Ohtani, who has no peer as an all-around superstar, is among the American League leaders in home runs, pitching victories and earned-run average; three-time MVP Trout was close to an AL record in September by hitting home runs in seven consecutive games; Freeman, MVP for the Braves two years ago, leads the National League in hits and doubles and his Dodgers are the runaway leaders in victories; Goldschmidt has an outside chance at winning the NL triple crown, with impressive mid-September numbers of 35 home runs, 112 runs batted in, and a .322 batting average; and the 42-year-old Pujols is playing like a kid, averaging a home run every five games for the Cardinals, and he’s closing in on the exclusive 700-homer club, of which Bonds, Hank Aaron and Babe Ruth are the only members. If he falls short this season, watch for him to return next year for as long as it takes to get to 700.
The way Judge is hitting, maybe the Yankee slugger will get there first.
OUT OF BOUNDS
• Comedy writer Brad Dickson of Omaha, in the aftermath of Nebraska coach Scott Frost’s firing: “A number of UNL students are reportedly hoping for a new football coach who’s already won a national championship … I didn’t realize hallucinogenic drugs were popular on campus these days.”
• New York Post reader Lloyd Stone, during a recent NFL televised game: “Is there any way to watch this in black and white? Seattle’s garish green uniforms should be restricted to prisoners on trash patrol along the Jersey Turnpike.”
• Comedy guy Steve Burgess of Vancouver: “Congratulations to [Saskatchewan QB] Cody Fajardo who became a father this week. In his honour, the Riders laid an egg.”
• Headline at the onion.com: “Referees call for replay to admire great call.”
• Scott Ostler of the San Francisco Chronicle, suggesting yet another MLB rules change: “If there are five or more people in line at a beer stand, everyone in line gets free beer. Hire more damn vendors. If we want to stand in line, we’ll go to Disneyland or the DMV.”
• Portland State football coach Bruce Barnum, to JohnCanzano.com, sizing up the Washington roster after losing 52-6: “I got a good look at everybody except their punter.”
• RJ Currie of sportsdeke.com, on Forbes pegging the New York Knicks as the most lucrative NBA team at US$5.8 billion: “Who would guess there could be so much value in laughing stock?”
• Mike Bianchi of The Orlando Sentinel, on Denver Broncos coach Nathaniel Hackett opting for a 64-yard field goal instead of trusting Russell Wilson on fourth-and-five: “This was the dumbest decision since Prohibition.”

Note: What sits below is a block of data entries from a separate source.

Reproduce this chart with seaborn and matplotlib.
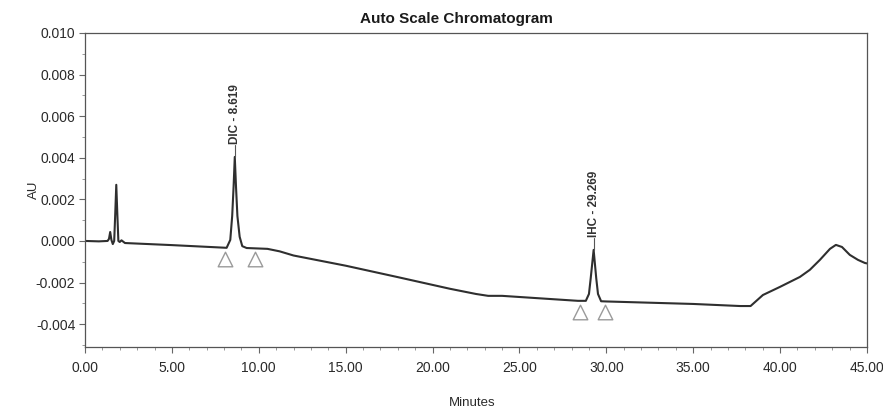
import matplotlib
matplotlib.use("Agg")
import matplotlib.pyplot as plt
import seaborn as sns
import pandas as pd
from matplotlib.ticker import MultipleLocator, FormatStrFormatter

# Detector trace: retention time (min) and response (AU); peak apexes come from the peak table
time_min = [0.00, 0.80, 1.30, 1.38, 1.45, 1.52, 1.60, 1.68, 1.74, 1.86, 1.92,
            2.00, 2.10, 2.30, 5.00, 8.15, 8.36, 8.47, 8.55, 8.69, 8.77, 8.90,
            9.05, 9.30, 10.50, 11.20, 12.00, 15.00, 18.00, 21.00, 22.50, 23.20,
            24.00, 26.00, 28.37, 28.82, 29.00, 29.10, 29.42, 29.52, 29.70, 30.00,
            35.00, 37.70, 38.30, 39.01, 39.99, 41.14, 41.71, 42.29, 42.87, 43.21,
            43.56, 44.01, 44.48, 44.88, 45.00]
response_au = [0.00000, -0.00002, 0.00000, 0.00010, 0.00043, 0.00005, -0.00015, 0.00000,
               0.00130, 0.00130, 0.00000, -0.00005, 0.00003, -0.00010, -0.00020, -0.00033,
               0.00005, 0.00120, 0.00260, 0.00260, 0.00120, 0.00020, -0.00025, -0.00034,
               -0.00038, -0.00050, -0.00070, -0.00119, -0.00174, -0.00230, -0.00255, -0.00264,
               -0.00264, -0.00275, -0.00288, -0.00288, -0.00255, -0.00180, -0.00180, -0.00255,
               -0.00290, -0.00291, -0.00303, -0.00313, -0.00313, -0.00260, -0.00221, -0.00173,
               -0.00139, -0.00091, -0.00038, -0.00019, -0.00029, -0.00067, -0.00091, -0.00106,
               -0.00108]

# Early unretained peak apex
front_rt = [1.80]
front_au = [0.00270]

# Integrated peaks
peak_names = ["DIC", "IHC"]
peak_rt = [8.619, 29.269]
peak_au = [0.00404, -0.00043]

# Integration start / stop markers
mark_min = [8.05, 9.78, 28.48, 29.92]
mark_au = [-0.00087, -0.00087, -0.00341, -0.00341]

x_ticks = [0, 5, 10, 15, 20, 25, 30, 35, 40, 45]
y_ticks = [-0.004, -0.002, 0.000, 0.002, 0.004, 0.006, 0.008, 0.010]

sns.set_theme(style="white")
plt.rcParams["font.family"] = ["Liberation Sans Narrow", "Liberation Sans", "DejaVu Sans"]

trace = pd.DataFrame({
    "Minutes": time_min + front_rt + peak_rt,
    "AU": response_au + front_au + peak_au,
}).sort_values("Minutes")
marks = pd.DataFrame({"Minutes": mark_min, "AU": mark_au})

fig = plt.figure(figsize=(8.83, 4.19), dpi=100)
ax = fig.add_axes([85 / 883, 1 - 347 / 419, (867 - 85) / 883, (347 - 33) / 419])

sns.lineplot(data=trace, x="Minutes", y="AU", estimator=None, sort=False,
             color="#2f2f2f", linewidth=1.5, ax=ax)
sns.scatterplot(data=marks, x="Minutes", y="AU", marker="^", s=110,
                facecolor="white", edgecolor="#9a9a9a", linewidth=1.0, ax=ax, zorder=3)

# Peak labels with a short leader above each apex
lead = 0.00055
for name, rt, au in zip(peak_names, peak_rt, peak_au):
    ax.plot([rt, rt], [au, au + lead], color="#555555", lw=0.8)
    ax.text(rt, au + lead + 0.00005, f"{name} - {rt:.3f}", rotation=90,
            ha="center", va="bottom", fontsize=8.5, color="#333333",
            family=["Liberation Sans", "DejaVu Sans"], fontweight="bold")

ax.set_xlim(0, 45)
ax.set_ylim(-0.0051, 0.010)
ax.set_xticks(x_ticks)
ax.set_yticks(y_ticks)
ax.xaxis.set_major_formatter(FormatStrFormatter("%.2f"))
ax.yaxis.set_major_formatter(FormatStrFormatter("%.3f"))
ax.xaxis.set_minor_locator(MultipleLocator(1))
ax.yaxis.set_minor_locator(MultipleLocator(0.001))
ax.tick_params(axis="both", which="major", direction="out", length=4, width=0.8,
               color="#666666", labelsize=10, labelcolor="#2a2a2a", pad=3)
ax.tick_params(axis="x", which="major", pad=6)
ax.tick_params(axis="both", which="minor", direction="out", length=2.5, width=0.6,
               color="#888888")
ax.tick_params(bottom=True, left=True, which="both")

for side in ["left", "right", "top", "bottom"]:
    ax.spines[side].set_visible(True)
    ax.spines[side].set_color("#555555")
    ax.spines[side].set_linewidth(0.9)

ax.set_xlabel("Minutes", fontsize=9.5, color="#2a2a2a")
ax.set_ylabel("AU", fontsize=9.5, color="#2a2a2a")
ax.xaxis.set_label_coords((472 - 85) / 782, (347 - 397) / 314)
ax.yaxis.set_label_coords((40 - 85) / 782, 0.5)

fig.text(456 / 883, 1 - 19 / 419, "Auto Scale Chromatogram", ha="center", va="center",
         fontsize=11, fontweight="bold", color="#1a1a1a",
         family=["Liberation Sans", "DejaVu Sans"])

fig.savefig("out.png", dpi=100, facecolor="white")
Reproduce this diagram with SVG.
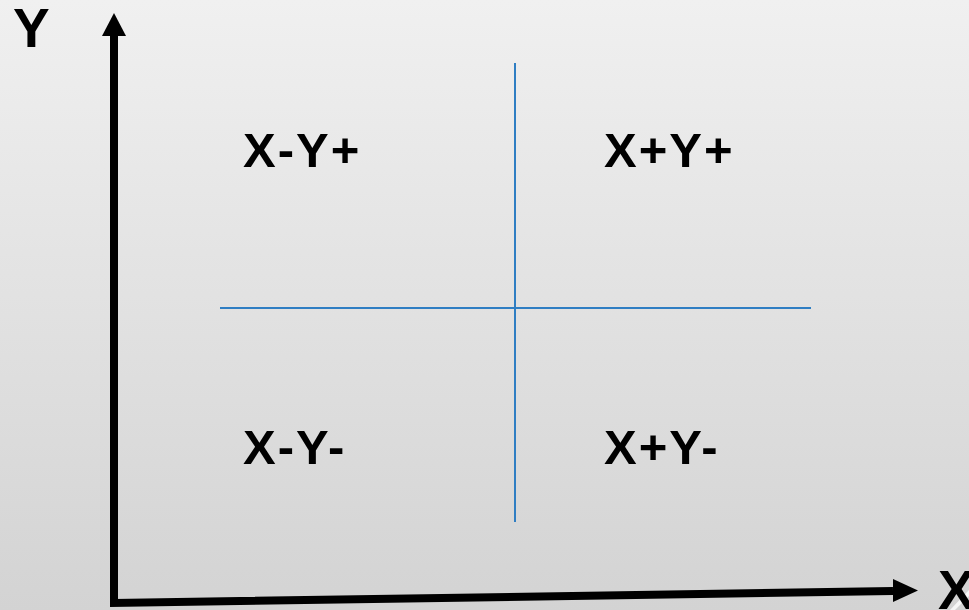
<svg xmlns="http://www.w3.org/2000/svg" width="969" height="610" viewBox="0 0 969 610">
  <defs>
    <linearGradient id="bg" x1="0" y1="0" x2="0" y2="1">
      <stop offset="0" stop-color="#f0f0f0"/>
      <stop offset="1" stop-color="#d3d3d3"/>
    </linearGradient>
    <style>
      .lbl { font-family: "Liberation Sans", Arial, sans-serif; font-weight: bold; fill: #000; }
      .q { font-size: 49px; letter-spacing: 2px; }
      .ax { font-size: 55px; }
      .axis { stroke: #000; stroke-width: 8; fill: none; }
      .div { stroke: #2f7ec3; stroke-width: 2; fill: none; }
    </style>
  </defs>
  <rect width="969" height="610" fill="url(#bg)"/>
  <path d="M969,590 L950,610 L955,610 L969,596 Z" fill="#ffffff" opacity="0.8"/>
  <g id="connectors">
    <line class="div" x1="515" y1="63" x2="515" y2="522"/>
    <line class="div" x1="220" y1="308" x2="811" y2="308"/>
    <path class="axis" d="M114,36 L114,603 L893,591" stroke-linejoin="miter"/>
    <polygon points="114,13 126,36 102,36" fill="#000"/>
    <polygon points="918,590.5 893,579 893,602" fill="#000"/>
  </g>
  <g id="axis-y"><text class="lbl ax" x="13" y="47">Y</text></g>
  <g id="axis-x"><text class="lbl ax" x="938" y="609">X</text></g>
  <g id="q-mp"><text class="lbl q" x="243" y="167">X-Y+</text></g>
  <g id="q-pp"><text class="lbl q" x="604" y="167">X+Y+</text></g>
  <g id="q-mm"><text class="lbl q" x="243" y="464">X-Y-</text></g>
  <g id="q-pm"><text class="lbl q" x="604" y="464">X+Y-</text></g>
</svg>
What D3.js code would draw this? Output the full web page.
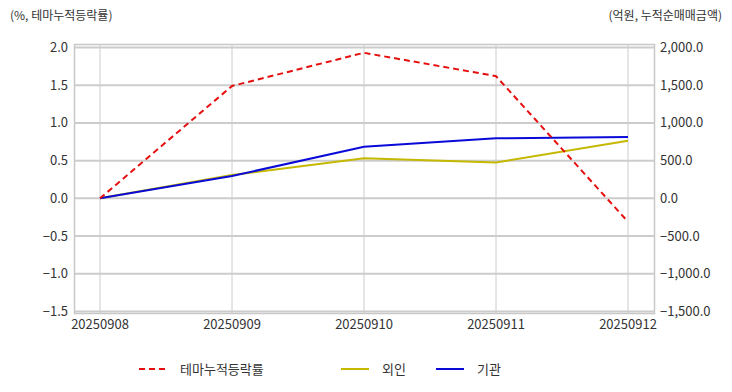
<!DOCTYPE html>
<html><head><meta charset="utf-8">
<script src="https://cdn.jsdelivr.net/npm/d3@7"></script>
<style>
body{margin:0;background:#fff;}
text{font-family:"Noto Sans CJK KR","Noto Sans",sans-serif;}
</style></head>
<body><svg id="c" width="732" height="392"></svg>
<script>
const dates = ["20250908","20250909","20250910","20250911","20250912"];
const themeReturn = [0, 1.49, 1.93, 1.62, -0.31];
const foreign = [0, 310, 532, 474, 765];
const institution = [0, 296, 685, 796, 815];
const leftTicks = [-1.5,-1.0,-0.5,0.0,0.5,1.0,1.5,2.0];
const rightTicks = [-1500,-1000,-500,0,500,1000,1500,2000];
const seriesNames = ["테마누적등락률","외인","기관"];
const colors = ["#e60f0f","#c5b800","#0a0ad8"];

const svg = d3.select("#c");
const L=74, R=655, T=44, B=314;
const x = d3.scalePoint().domain(dates).range([100,628]);
const yL = d3.scaleLinear().domain([-1.5,2.0]).range([311.5,47.5]);
const yR = d3.scaleLinear().domain([-1500,2000]).range([311.5,47.5]);

// frame
svg.append("rect").attr("x",L+0.5).attr("y",T+0.5).attr("width",R-L-1).attr("height",B-T-1)
  .attr("fill","none").attr("stroke","#c8c8c8").attr("stroke-width",1.5);
// horizontal grid
svg.append("g").selectAll("line").data(leftTicks).join("line")
  .attr("x1",L).attr("x2",R).attr("y1",d=>yL(d)).attr("y2",d=>yL(d))
  .attr("stroke","#cccccc").attr("stroke-width",2);
// vertical grid
svg.append("g").selectAll("line").data(dates).join("line")
  .attr("x1",d=>x(d)).attr("x2",d=>x(d)).attr("y1",T).attr("y2",B)
  .attr("stroke","#cccccc").attr("stroke-width",1);

// axes labels
const fmtL = d3.format(".1f");
svg.append("g").selectAll("text").data(leftTicks).join("text")
  .attr("x",68).attr("y",d=>yL(d)).attr("dy","0.35em").attr("text-anchor","end")
  .attr("font-size",13).attr("fill","#333").text(d=>fmtL(d));
const fmtR = d3.format(",.1f");
svg.append("g").selectAll("text").data(rightTicks).join("text")
  .attr("x",660).attr("y",d=>yR(d)).attr("dy","0.35em").attr("text-anchor","start")
  .attr("font-size",13).attr("fill","#333").text(d=>fmtR(d));
svg.append("g").selectAll("text").data(dates).join("text")
  .attr("x",d=>x(d)).attr("y",324).attr("dy","0.35em").attr("text-anchor","middle")
  .attr("font-size",13).attr("fill","#333").text(d=>d);

svg.append("text").attr("x",10).attr("y",16).attr("dy","0.35em").attr("font-size",12)
  .attr("fill","#333").text("(%, 테마누적등락률)");
svg.append("text").attr("x",722).attr("y",16).attr("dy","0.35em").attr("text-anchor","end")
  .attr("font-size",12).attr("fill","#333").text("(억원, 누적순매매금액)");

// lines
const lineL = d3.line().x((d,i)=>x(dates[i])).y(d=>yL(d));
const lineR = d3.line().x((d,i)=>x(dates[i])).y(d=>yR(d));
svg.append("path").datum(foreign).attr("d",lineR).attr("fill","none")
  .attr("stroke",colors[1]).attr("stroke-width",2);
svg.append("path").datum(institution).attr("d",lineR).attr("fill","none")
  .attr("stroke",colors[2]).attr("stroke-width",2);
svg.append("path").datum(themeReturn).attr("d",lineL).attr("fill","none")
  .attr("stroke",colors[0]).attr("stroke-width",2).attr("stroke-dasharray","6,4");

// legend
const leg = [{x:139,tx:180},{x:341,tx:382},{x:436,tx:477}];
leg.forEach((p,i)=>{
  svg.append("line").attr("x1",p.x).attr("x2",p.x+28).attr("y1",369).attr("y2",369)
    .attr("stroke",colors[i]).attr("stroke-width",2)
    .attr("stroke-dasharray", i===0?"6,4":null);
  svg.append("text").attr("x",p.tx).attr("y",369).attr("dy","0.35em").attr("font-size",13)
    .attr("fill","#333").text(seriesNames[i]);
});
</script></body></html>
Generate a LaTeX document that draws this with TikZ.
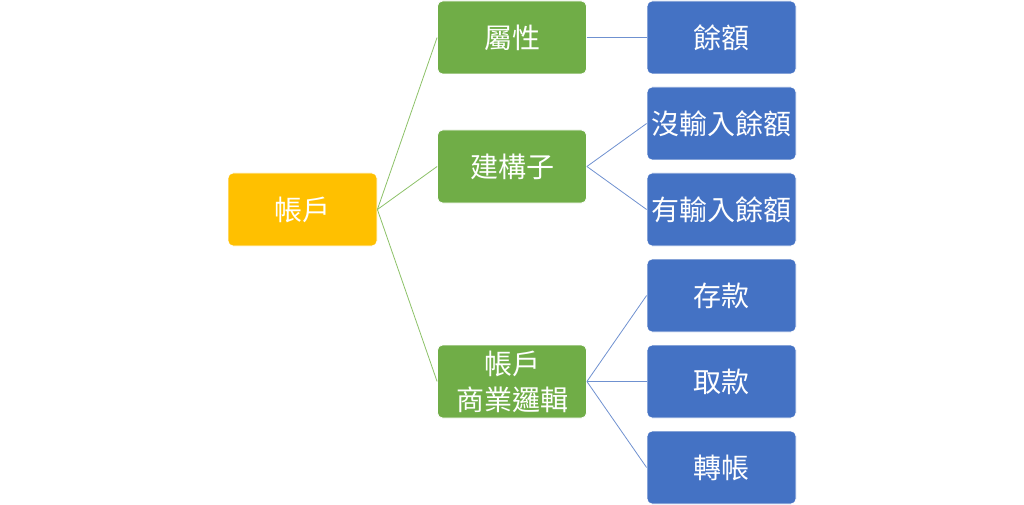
\documentclass[tikz,border=0pt]{standalone}
\usepackage{fontspec}
\newfontfamily\cjk{Noto Sans CJK TC}
\definecolor{rootc}{HTML}{FFC000}
\definecolor{greenc}{HTML}{70AD47}
\definecolor{bluec}{HTML}{4472C4}
\definecolor{greenl}{HTML}{8CC168}
\definecolor{bluel}{HTML}{6F91D0}
\begin{document}
\begin{tikzpicture}[x=1pt,y=-1pt,
  box/.style={rounded corners=5pt,minimum width=149pt,minimum height=73pt,inner sep=0pt,
    text=white,font=\cjk\fontsize{28}{36}\selectfont,align=center,draw=white,line width=0.8pt},
  rootbox/.style={box,fill=rootc},
  gbox/.style={box,fill=greenc},
  bbox/.style={box,fill=bluec},
  gline/.style={draw=greenl,line width=0.8pt},
  bline/.style={draw=bluel,line width=0.8pt}]
\useasboundingbox (0,0) rectangle (1024,505);
\node[rootbox] (root) at (302.5,209.5) {帳戶};
\node[gbox] (attr) at (512,37.5) {屬性};
\node[gbox] (ctor) at (512,166.5) {建構子};
\node[gbox] (logic) at (512,381.5) {帳戶\\商業邏輯};
\node[bbox] (bal) at (721.5,37.5) {餘額};
\node[bbox] (nob) at (721.5,123.5) {沒輸入餘額};
\node[bbox] (hasb) at (721.5,209.5) {有輸入餘額};
\node[bbox] (dep) at (721.5,295.5) {存款};
\node[bbox] (wd) at (721.5,381.5) {取款};
\node[bbox] (tr) at (721.5,467.5) {轉帳};
\draw[gline] (root.east) -- (attr.west);
\draw[gline] (root.east) -- (ctor.west);
\draw[gline] (root.east) -- (logic.west);
\draw[bline] (attr.east) -- (bal.west);
\draw[bline] (ctor.east) -- (nob.west);
\draw[bline] (ctor.east) -- (hasb.west);
\draw[bline] (logic.east) -- (dep.west);
\draw[bline] (logic.east) -- (wd.west);
\draw[bline] (logic.east) -- (tr.west);
\end{tikzpicture}
\end{document}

• Bianchi again: “Please tell me Nebraska wouldn’t sell its soul and consider hiring Urban Meyer. If it happens, they should just change their name to the Scornhuskers!”
• Washington State Dept. of Natural Resources, on Twitter: “Remember that fantasy football and tsunami evacuation both start with a strong run game.”
• RJ Currie of sportsdeke.com: “The Banjo Bowl outcome: Blue Bombers 54, the flu-ridden Roughriders 20. Saskatchewan QB Cody Fajardo said many Riders were so ill they couldn’t keep anything down — including, it seems, the score.”